* EXERCISE DIRECTIONS *
Output every line of the material exactly, omitting images.

[START OF SOURCE MATERIAL]

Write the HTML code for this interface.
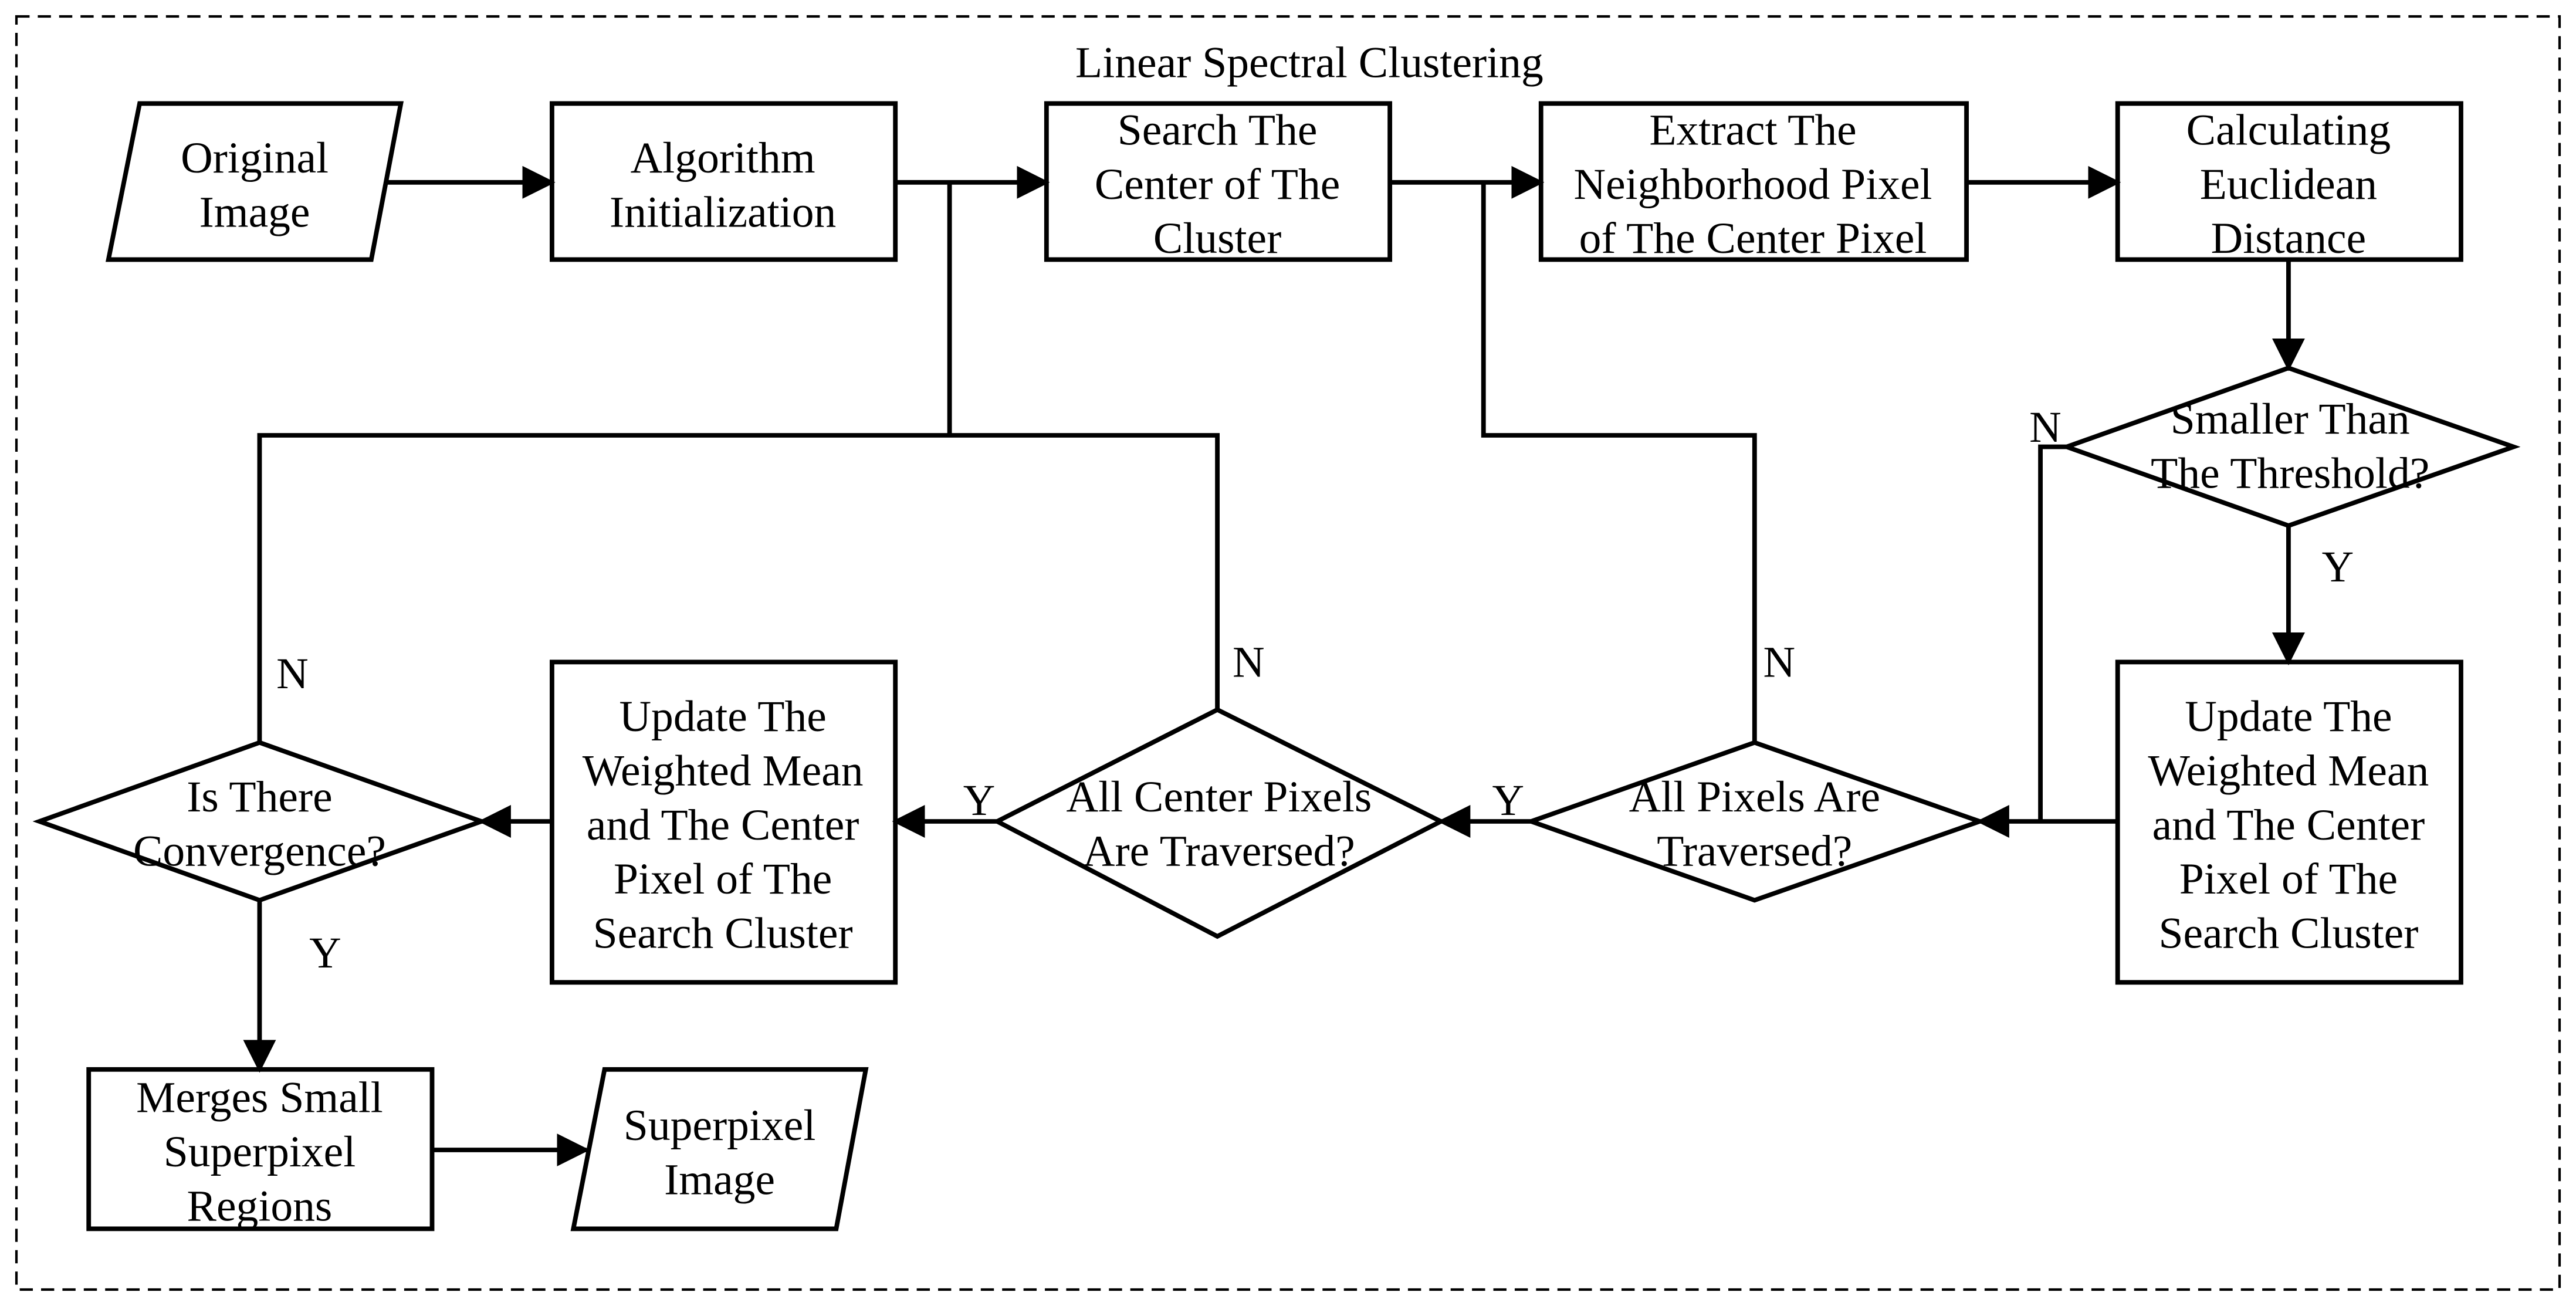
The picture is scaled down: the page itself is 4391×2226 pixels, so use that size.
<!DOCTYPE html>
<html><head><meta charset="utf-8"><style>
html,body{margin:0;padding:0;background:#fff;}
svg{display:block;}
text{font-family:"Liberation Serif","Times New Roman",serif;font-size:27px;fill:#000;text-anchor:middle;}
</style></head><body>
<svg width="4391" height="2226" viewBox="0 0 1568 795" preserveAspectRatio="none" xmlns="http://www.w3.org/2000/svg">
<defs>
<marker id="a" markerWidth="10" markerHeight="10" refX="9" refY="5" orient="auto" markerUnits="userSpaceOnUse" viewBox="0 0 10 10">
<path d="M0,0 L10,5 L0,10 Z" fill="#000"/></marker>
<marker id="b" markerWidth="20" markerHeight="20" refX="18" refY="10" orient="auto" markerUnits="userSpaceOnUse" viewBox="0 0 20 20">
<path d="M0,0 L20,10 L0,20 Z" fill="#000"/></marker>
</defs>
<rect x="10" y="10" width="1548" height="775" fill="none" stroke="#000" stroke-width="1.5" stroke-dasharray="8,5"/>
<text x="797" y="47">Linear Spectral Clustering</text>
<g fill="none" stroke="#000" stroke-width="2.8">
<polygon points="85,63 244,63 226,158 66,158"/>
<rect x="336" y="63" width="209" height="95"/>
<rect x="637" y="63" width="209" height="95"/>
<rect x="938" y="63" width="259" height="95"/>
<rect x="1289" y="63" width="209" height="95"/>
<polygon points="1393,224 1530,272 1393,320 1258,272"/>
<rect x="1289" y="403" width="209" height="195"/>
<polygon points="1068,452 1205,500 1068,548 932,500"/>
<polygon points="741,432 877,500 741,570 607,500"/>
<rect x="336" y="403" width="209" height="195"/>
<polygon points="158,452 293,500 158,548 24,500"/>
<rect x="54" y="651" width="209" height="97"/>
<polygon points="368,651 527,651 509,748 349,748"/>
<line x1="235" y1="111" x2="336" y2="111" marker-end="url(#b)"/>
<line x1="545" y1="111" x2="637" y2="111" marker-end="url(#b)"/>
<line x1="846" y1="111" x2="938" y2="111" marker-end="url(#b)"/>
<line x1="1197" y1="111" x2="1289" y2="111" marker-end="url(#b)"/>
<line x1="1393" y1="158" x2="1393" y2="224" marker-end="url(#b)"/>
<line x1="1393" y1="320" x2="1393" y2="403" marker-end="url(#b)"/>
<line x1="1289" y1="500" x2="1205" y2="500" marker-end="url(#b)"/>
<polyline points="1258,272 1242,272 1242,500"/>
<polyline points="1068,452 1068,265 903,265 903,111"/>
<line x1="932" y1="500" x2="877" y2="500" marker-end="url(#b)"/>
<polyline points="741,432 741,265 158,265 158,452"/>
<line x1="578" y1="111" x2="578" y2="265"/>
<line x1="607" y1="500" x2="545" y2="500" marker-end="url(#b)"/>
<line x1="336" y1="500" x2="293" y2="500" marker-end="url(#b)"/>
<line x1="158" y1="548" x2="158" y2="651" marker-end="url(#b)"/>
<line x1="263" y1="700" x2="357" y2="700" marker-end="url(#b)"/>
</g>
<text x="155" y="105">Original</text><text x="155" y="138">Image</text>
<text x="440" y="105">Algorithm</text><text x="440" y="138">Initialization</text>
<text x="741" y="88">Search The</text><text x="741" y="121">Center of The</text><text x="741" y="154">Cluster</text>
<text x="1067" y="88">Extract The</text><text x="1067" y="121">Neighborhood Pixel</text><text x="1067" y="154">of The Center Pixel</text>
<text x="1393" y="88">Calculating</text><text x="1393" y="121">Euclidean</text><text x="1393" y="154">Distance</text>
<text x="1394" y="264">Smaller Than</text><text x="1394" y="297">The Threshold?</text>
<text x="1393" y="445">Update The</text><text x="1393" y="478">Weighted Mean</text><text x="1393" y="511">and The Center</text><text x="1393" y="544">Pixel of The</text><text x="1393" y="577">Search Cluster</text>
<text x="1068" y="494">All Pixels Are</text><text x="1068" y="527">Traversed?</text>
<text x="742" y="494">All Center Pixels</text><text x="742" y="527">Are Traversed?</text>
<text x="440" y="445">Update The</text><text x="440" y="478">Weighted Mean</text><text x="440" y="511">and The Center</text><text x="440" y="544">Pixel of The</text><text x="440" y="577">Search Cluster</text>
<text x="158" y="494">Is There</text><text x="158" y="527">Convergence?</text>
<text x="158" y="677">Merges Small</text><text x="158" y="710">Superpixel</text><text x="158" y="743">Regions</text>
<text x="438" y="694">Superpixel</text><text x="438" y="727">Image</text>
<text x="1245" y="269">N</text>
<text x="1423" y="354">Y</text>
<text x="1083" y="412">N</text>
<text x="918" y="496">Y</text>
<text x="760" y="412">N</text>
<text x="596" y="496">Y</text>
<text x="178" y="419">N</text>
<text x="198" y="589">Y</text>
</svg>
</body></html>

[END OF SOURCE MATERIAL]

* FULL RESPONSE *
Write the HTML code for this interface.
The picture is scaled down: the page itself is 4391×2226 pixels, so use that size.
<!DOCTYPE html>
<html><head><meta charset="utf-8"><style>
html,body{margin:0;padding:0;background:#fff;}
svg{display:block;}
text{font-family:"Liberation Serif","Times New Roman",serif;font-size:27px;fill:#000;text-anchor:middle;}
</style></head><body>
<svg width="4391" height="2226" viewBox="0 0 1568 795" preserveAspectRatio="none" xmlns="http://www.w3.org/2000/svg">
<defs>
<marker id="a" markerWidth="10" markerHeight="10" refX="9" refY="5" orient="auto" markerUnits="userSpaceOnUse" viewBox="0 0 10 10">
<path d="M0,0 L10,5 L0,10 Z" fill="#000"/></marker>
<marker id="b" markerWidth="20" markerHeight="20" refX="18" refY="10" orient="auto" markerUnits="userSpaceOnUse" viewBox="0 0 20 20">
<path d="M0,0 L20,10 L0,20 Z" fill="#000"/></marker>
</defs>
<rect x="10" y="10" width="1548" height="775" fill="none" stroke="#000" stroke-width="1.5" stroke-dasharray="8,5"/>
<text x="797" y="47">Linear Spectral Clustering</text>
<g fill="none" stroke="#000" stroke-width="2.8">
<polygon points="85,63 244,63 226,158 66,158"/>
<rect x="336" y="63" width="209" height="95"/>
<rect x="637" y="63" width="209" height="95"/>
<rect x="938" y="63" width="259" height="95"/>
<rect x="1289" y="63" width="209" height="95"/>
<polygon points="1393,224 1530,272 1393,320 1258,272"/>
<rect x="1289" y="403" width="209" height="195"/>
<polygon points="1068,452 1205,500 1068,548 932,500"/>
<polygon points="741,432 877,500 741,570 607,500"/>
<rect x="336" y="403" width="209" height="195"/>
<polygon points="158,452 293,500 158,548 24,500"/>
<rect x="54" y="651" width="209" height="97"/>
<polygon points="368,651 527,651 509,748 349,748"/>
<line x1="235" y1="111" x2="336" y2="111" marker-end="url(#b)"/>
<line x1="545" y1="111" x2="637" y2="111" marker-end="url(#b)"/>
<line x1="846" y1="111" x2="938" y2="111" marker-end="url(#b)"/>
<line x1="1197" y1="111" x2="1289" y2="111" marker-end="url(#b)"/>
<line x1="1393" y1="158" x2="1393" y2="224" marker-end="url(#b)"/>
<line x1="1393" y1="320" x2="1393" y2="403" marker-end="url(#b)"/>
<line x1="1289" y1="500" x2="1205" y2="500" marker-end="url(#b)"/>
<polyline points="1258,272 1242,272 1242,500"/>
<polyline points="1068,452 1068,265 903,265 903,111"/>
<line x1="932" y1="500" x2="877" y2="500" marker-end="url(#b)"/>
<polyline points="741,432 741,265 158,265 158,452"/>
<line x1="578" y1="111" x2="578" y2="265"/>
<line x1="607" y1="500" x2="545" y2="500" marker-end="url(#b)"/>
<line x1="336" y1="500" x2="293" y2="500" marker-end="url(#b)"/>
<line x1="158" y1="548" x2="158" y2="651" marker-end="url(#b)"/>
<line x1="263" y1="700" x2="357" y2="700" marker-end="url(#b)"/>
</g>
<text x="155" y="105">Original</text><text x="155" y="138">Image</text>
<text x="440" y="105">Algorithm</text><text x="440" y="138">Initialization</text>
<text x="741" y="88">Search The</text><text x="741" y="121">Center of The</text><text x="741" y="154">Cluster</text>
<text x="1067" y="88">Extract The</text><text x="1067" y="121">Neighborhood Pixel</text><text x="1067" y="154">of The Center Pixel</text>
<text x="1393" y="88">Calculating</text><text x="1393" y="121">Euclidean</text><text x="1393" y="154">Distance</text>
<text x="1394" y="264">Smaller Than</text><text x="1394" y="297">The Threshold?</text>
<text x="1393" y="445">Update The</text><text x="1393" y="478">Weighted Mean</text><text x="1393" y="511">and The Center</text><text x="1393" y="544">Pixel of The</text><text x="1393" y="577">Search Cluster</text>
<text x="1068" y="494">All Pixels Are</text><text x="1068" y="527">Traversed?</text>
<text x="742" y="494">All Center Pixels</text><text x="742" y="527">Are Traversed?</text>
<text x="440" y="445">Update The</text><text x="440" y="478">Weighted Mean</text><text x="440" y="511">and The Center</text><text x="440" y="544">Pixel of The</text><text x="440" y="577">Search Cluster</text>
<text x="158" y="494">Is There</text><text x="158" y="527">Convergence?</text>
<text x="158" y="677">Merges Small</text><text x="158" y="710">Superpixel</text><text x="158" y="743">Regions</text>
<text x="438" y="694">Superpixel</text><text x="438" y="727">Image</text>
<text x="1245" y="269">N</text>
<text x="1423" y="354">Y</text>
<text x="1083" y="412">N</text>
<text x="918" y="496">Y</text>
<text x="760" y="412">N</text>
<text x="596" y="496">Y</text>
<text x="178" y="419">N</text>
<text x="198" y="589">Y</text>
</svg>
</body></html>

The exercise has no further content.